Simon and I have just been through all 50 entries for Assignment 10 for the last time. And since there were so many entries I don't think we can mark each one individually. Sorry about that. Instead we've recorded about 30 minutes of audio talking about the best ones, what might be good stuff to do and what to learn from this exercise. Hopefully.
Here are the 10 propositions from the winning paper from Ben M.
1. Apples help digest everything else.
2. Eat apples. Save the trees. Reduce global warming.
3. Sweet snack, good for teeth, recycled packaging
4. Apples. Earth’s vitamin tablet.
5. Apples. The dawn of Atheism.
6. Apples. Detox since before tox.
7. Apples. Smoothies without plastic.
8. (RED) Apples
9. Apples. Faster food.
10. English apples. Fruit without emissions.
They're not all brilliant, but quite a lot of them are. More than I could have done. As we discuss in the audio a proposition is a limited tool, increasingly unsuited for building communications today but it's a really good thing to get good at. It's like a musician practicing scales.

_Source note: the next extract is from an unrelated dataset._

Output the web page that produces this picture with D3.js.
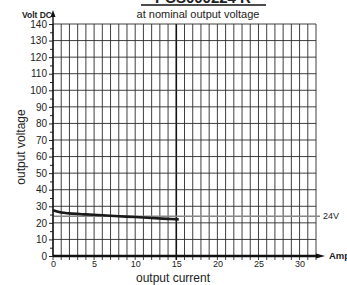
<!DOCTYPE html>
<html>
<head>
<meta charset="utf-8">
<script src="https://cdn.jsdelivr.net/npm/d3@7"></script>
<style>
  body { margin: 0; background: #fff; }
  svg text { font-family: "Liberation Sans", Arial, sans-serif; fill: #222; }
</style>
</head>
<body>
<svg width="347" height="285"></svg>
<script>
//curve data: output current (A) vs output voltage (V)
var currents = [0, 0.5, 1, 2, 4, 6, 8, 10, 12, 14, 15.3];
var voltages = [27.6, 26.8, 26.2, 25.7, 25.1, 24.6, 24.0, 23.5, 22.9, 22.4, 22.1];

//tick labels
var xTicks = [0, 5, 10, 15, 20, 25, 30];
var yTicks = [0, 10, 20, 30, 40, 50, 60, 70, 80, 90, 100, 110, 120, 130, 140];
var nominal = 24;

var svg = d3.select("svg");

//scales
var x = d3.scaleLinear().domain([0, 32]).range([53, 316]);
var y = d3.scaleLinear().domain([0, 140]).range([256, 24]);

var gGrid = svg.append("g");

//vertical grid lines, one per amp
d3.range(0, 33).forEach(function (a) {
    gGrid.append("line")
        .attr("x1", x(a)).attr("x2", x(a))
        .attr("y1", y(140)).attr("y2", y(0) + 4)
        .attr("stroke", a === 15 ? "#111" : "#2a2a2a")
        .attr("stroke-width", a === 15 ? 1.6 : 0.9);
});

//horizontal grid lines every 10 V
yTicks.forEach(function (v) {
    gGrid.append("line")
        .attr("x1", x(0)).attr("x2", x(32))
        .attr("y1", y(v)).attr("y2", y(v))
        .attr("stroke", "#2a2a2a")
        .attr("stroke-width", 0.9);
});

//nominal voltage line
svg.append("line")
    .attr("x1", x(0)).attr("x2", x(32) + 4)
    .attr("y1", y(nominal)).attr("y2", y(nominal))
    .attr("stroke", "#888")
    .attr("stroke-width", 1.4);
svg.append("text")
    .attr("x", 323).attr("y", y(nominal) + 3)
    .attr("font-size", 9)
    .text(nominal + "V");

//y axis
var axisY = d3.axisLeft(y)
    .tickValues(d3.range(0, 141, 5))
    .tickSize(4)
    .tickFormat(function (d) { return d % 10 === 0 ? d : ""; });
var gY = svg.append("g")
    .attr("transform", "translate(" + x(0) + ",0)")
    .call(axisY);
gY.select(".domain").remove();
gY.selectAll(".tick line").attr("stroke", "#222")
    .attr("x2", function (d) { return d % 10 === 0 ? -4 : -3; });
gY.selectAll(".tick text")
    .attr("x", -6)
    .attr("font-size", 10)
    .attr("font-family", "Liberation Sans, Arial, sans-serif")
    .attr("fill", "#222");

svg.append("line")
    .attr("x1", x(0)).attr("x2", x(0))
    .attr("y1", y(0)).attr("y2", 15)
    .attr("stroke", "#111").attr("stroke-width", 1.4);
svg.append("path")
    .attr("d", "M" + (x(0) - 2.5) + ",17 L" + x(0) + ",10 L" + (x(0) + 2.5) + ",17 Z")
    .attr("fill", "#111");

//x axis
var axisX = d3.axisBottom(x)
    .tickValues(xTicks)
    .tickSize(0)
    .tickPadding(5);
var gX = svg.append("g")
    .attr("transform", "translate(0," + y(0) + ")")
    .call(axisX);
gX.select(".domain").remove();
gX.selectAll(".tick text")
    .attr("font-size", 9)
    .attr("font-family", "Liberation Sans, Arial, sans-serif")
    .attr("fill", "#222");

svg.append("line")
    .attr("x1", x(0)).attr("x2", 318)
    .attr("y1", y(0)).attr("y2", y(0))
    .attr("stroke", "#111").attr("stroke-width", 2.6);
svg.append("path")
    .attr("d", "M316," + (y(0) - 2.5) + " L325," + y(0) + " L316," + (y(0) + 2.5) + " Z")
    .attr("fill", "#111");

//curve
var line = d3.line()
    .x(function (d, i) { return x(currents[i]); })
    .y(function (d) { return y(d); })
    .curve(d3.curveMonotoneX);
svg.append("path")
    .datum(voltages)
    .attr("d", line)
    .attr("fill", "none")
    .attr("stroke", "#1a1a1a")
    .attr("stroke-width", 2.6);

//labels
svg.append("text")
    .attr("x", 52).attr("y", 18)
    .attr("text-anchor", "end")
    .attr("font-size", 8.5)
    .attr("font-weight", "bold")
    .text("Volt DC");

svg.append("text")
    .attr("x", 329).attr("y", 259)
    .attr("font-size", 9.5)
    .attr("font-weight", "bold")
    .text("Amp");

svg.append("text")
    .attr("transform", "translate(25,147) rotate(-90)")
    .attr("text-anchor", "middle")
    .attr("font-size", 12)
    .text("output voltage");

svg.append("text")
    .attr("x", 173).attr("y", 282)
    .attr("text-anchor", "middle")
    .attr("font-size", 12)
    .text("output current");

//title, mostly clipped by the top edge
svg.append("text")
    .attr("x", 203).attr("y", 3)
    .attr("text-anchor", "middle")
    .attr("font-size", 15)
    .attr("font-weight", "bold")
    .text("PCS000224 R");
svg.append("line")
    .attr("x1", 141).attr("x2", 266)
    .attr("y1", 5).attr("y2", 5)
    .attr("stroke", "#111").attr("stroke-width", 1.6);

svg.append("text")
    .attr("x", 198).attr("y", 18)
    .attr("text-anchor", "middle")
    .attr("font-size", 11)
    .text("at nominal output voltage");
</script>
</body>
</html>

Thinking propositions teaches you to think about precis, memorable language, tangental thoughts, differentiation, all sorts of things.
Even people who don't like propositions find themselves using this kind of thing as a kind of internal headline. A way of summing up an idea.
Quite a lot of you didn't really do propositions. Many of you gave us ideas for the marketing of apples, which is fine and dandy and many of them were great ideas, but that's not really what we were looking for, this is not what this exercise was about. This was about creating pithy little communications thoughts such as those above. Similarly many of you gave us 'territories'; areas where we might find a proposition (healthiness, range, englishness, temptation, etc) but didn't distill it into a coherent thought.
This might be because lots of you didn't read the task properly, including the addenda (is that a word?) to the task we added in the comments. First rule - read the whole assignment. However, it may be that we weren't clear so I'll give you the benefit of the doubt and apologise for that.
Anyway - we'll bumblingly try and explain what we mean in the audio.
BUT, although Mr Grant will think me a hopeless ludite, I think this proposition thing is well worth practising so I'm going to suggest we do it again as a quick end of November task.
The subject is Maple Syrup. Just 5 propositions. Each one just a sentence of 10 words or less.
Try and do some as good as numbers 4, 6 and 7 above. Get them in before December 8th.
Hope this makes sense, and congratulations to Ben who wins this month's challenge. Though I've not worked out what his prize is yet.